1984年公開の安田潤司監督「ちょっとの雨ならがまん」を観てきました。1994年の上映停止後、再公開は不可能と言われてきた曰く付きの映画ですが、最近各地のミニシアターで上映されていることを知り横浜まで観に行ってきました。1980年代の日本のアンダーグラウンドな音楽シーンを捉えた貴重な映像集で、特にその中でも過激なハードコアパンクバンドのライブ映像やインタビューで構成されています。

1981年に結成され今なお現役で不動の人気と影響力を誇るGauze、後に芥川賞作家となる町田康(当時は町田町蔵)の若い頃のとにかくかっこいい出で立ちや言動に感動を覚えます。一部では伝説化している横浜寿町でのフリーライブの映像も初めて見ることができました。また残念ながら故人となってしまったミュージシャンのインタビューも貴重です。

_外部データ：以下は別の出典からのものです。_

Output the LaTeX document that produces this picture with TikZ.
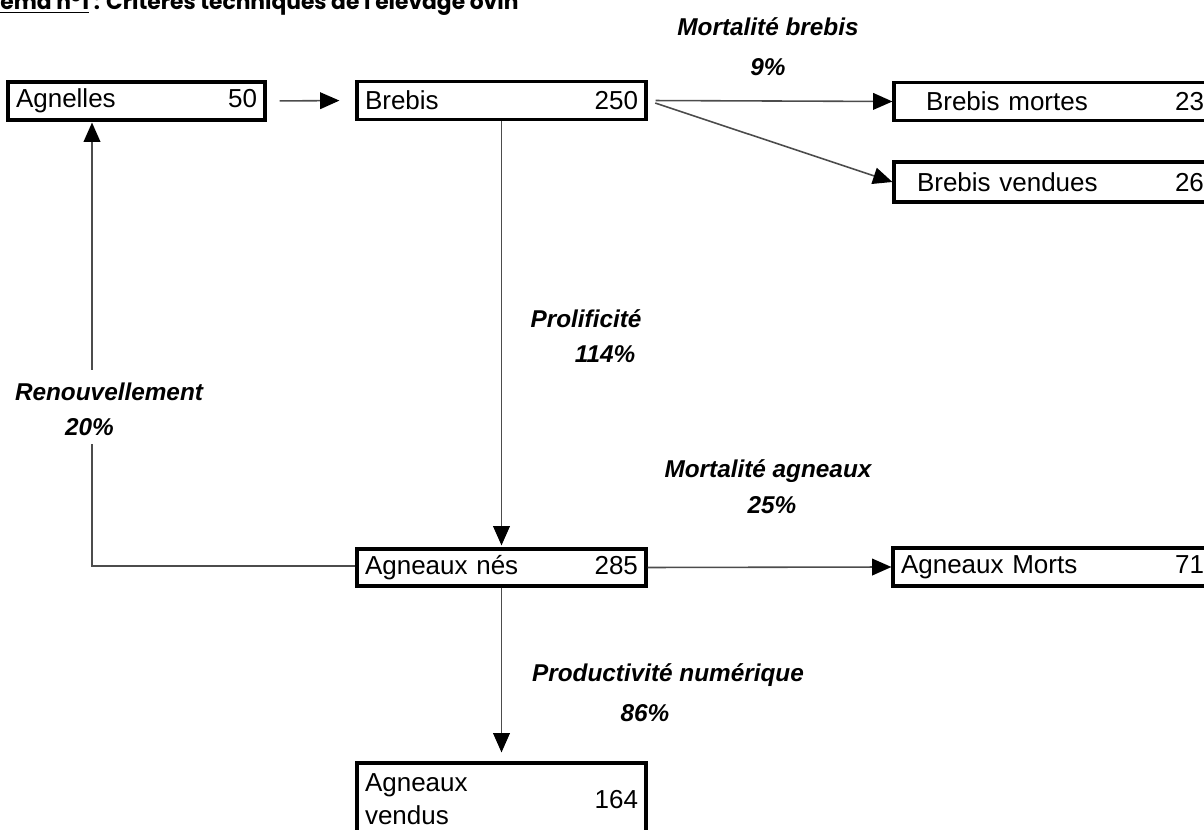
\documentclass[tikz,border=0pt]{standalone}
\usepackage{fontspec}
\setmainfont{Liberation Sans}
\newfontfamily\titlefont{Poppins}
\usetikzlibrary{arrows.meta}
\newlength\pxl
\setlength\pxl{0.02cm}
\begin{document}
\begin{tikzpicture}[x=0.02cm,y=-0.02cm,
  box/.style={draw=black, line width=1.8pt, rectangle, inner ysep=0pt, inner xsep=8*\pxl,
    minimum height=38*\pxl, align=left, font=\fontsize{14.8}{17}\selectfont},
  flow/.style={draw=black!70, line width=0.9pt,
    -{Triangle[length=11pt,width=9.5pt,color=black]}},
  lab/.style={font=\fontsize{13.85}{16}\selectfont\bfseries\itshape, inner sep=0pt}]
\useasboundingbox (0,0) rectangle (1204,830);
% title
\node[anchor=base west, inner sep=0pt, font=\titlefont\bfseries\fontsize{12.4}{14}\selectfont] (title) at (0,10)
  {\underline{ema n°1} : Critères techniques de l'élevage ovin};
% boxes
\node[box, text width=241*\pxl] (agnelles) at (136.5,101) {Agnelles\hfill 50};
\node[box, text width=273*\pxl] (brebis) at (501.5,100.5) {Brebis\hfill 250};
\node[box, text width=302*\pxl] (bmortes) at (1053,101.5) {\hspace*{24\pxl}Brebis mortes\hfill 23};
\node[box, text width=302*\pxl, minimum height=40*\pxl] (bvendues) at (1053,182) {\hspace*{15\pxl}Brebis vendues\hfill 26};
\node[box, text width=273*\pxl, minimum height=37*\pxl] (anes) at (501.5,567.5) {Agneaux nés\hfill 285};
\node[box, text width=303*\pxl] (amorts) at (1052.5,567) {Agneaux Morts\hfill 71};
\node[box, text width=273*\pxl, minimum height=78*\pxl] (avendus) at (501.5,802)
  {\begin{tabular}{@{}l@{}}Agneaux\\[2pt]vendus\end{tabular}\hfill 164};
% connectors
\draw[flow, shorten <=13*\pxl, shorten >=16*\pxl] (agnelles.east) -- (brebis.west);
\draw[flow, shorten <=8*\pxl] (brebis.east) -- (bmortes.west);
\draw[flow, shorten <=8*\pxl] (brebis.east) -- (bvendues.west);
\draw[flow, shorten >=2*\pxl] (brebis.south) -- (anes.north);
\draw[flow, shorten >=9*\pxl] (anes.south) -- (avendus.north);
\draw[flow] (anes.east) -- (amorts.west);
\draw[flow, shorten >=1*\pxl] ([yshift=1.5*\pxl]anes.west) -| ([xshift=-44.5*\pxl]agnelles.south);
% labels
\node[lab, fill=white, minimum height=44*\pxl] (lrenouv) at (109,392) {Renouvellement};
\node[lab, fill=white, minimum height=34*\pxl] (lrenouvp) at (89.5,427) {20\%};
\node[lab] (lmb) at (768,27) {Mortalité brebis};
\node[lab] (lmbp) at (768,67) {9\%};
\node[lab] (lprol) at (586,319) {Prolificité};
\node[lab] (lprolp) at (605,354) {114\%};
\node[lab] (lma) at (768,471) {Mortalité agneaux};
\node[lab] (lmap) at (772,505) {25\%};
\node[lab] (lprod) at (668,675) {Productivité numérique};
\node[lab] (lprodp) at (645,713) {86\%};
\end{tikzpicture}
\end{document}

パンクという初期衝動そのままの、ある意味短命であることが自明の世界観を美しく切り取ったこの映画は、日本の音楽史の重要な資料です。多くのバンドは解散をしたり、形を変えたりしましたが、Gauzeのように当時のままに活動を続けているバンドもいます。その原点がどこにあったのか、公開から35年が経った今だから見えてくるものもあるように感じています。今の時代、残念ながら、ここまで暴力的で、粗野で、でも一途な音楽好きで構成される音楽シーンが作られることも、見ることもできないでしょう。

少し話は逸れますがGauzeは、今でも当時と同じ1200円の入場料でライブ(消毒gig)を続け、毎回超満員の中、年齢を全く感じさせない激しい演奏を繰り広げています。メディアへの露出が無いバンドなので、この映画の中でインタビューに答えている姿は非常にレアで、良い意味で人間臭いところを垣間見ることができ感激しました。

日本のハードコアパンクは、世界にもマニアが多く、僕自身も高クオリティなバンドが多いと実感しています。ライブや演奏の迫力もさることながら、歌詞が良いバンドが多いです。潔さが胸に響くのです。

敵を作れ どんどん作れ 敵を作って 負けない自分を作れ 小さな所で 偽らず 諦めず 怒りを 涙を溜めて 生きろ (Pressing on / by Gauze)

僕は横浜は黄金町のジャック&ベティにこの映画を観に行きました。名画座の雰囲気を残す佇まいもまたこの映画を引き立ててくれていました。本作品は1/18まで上映されています。VHS等は存在しないため、映画館でのみ作品を見ることができます。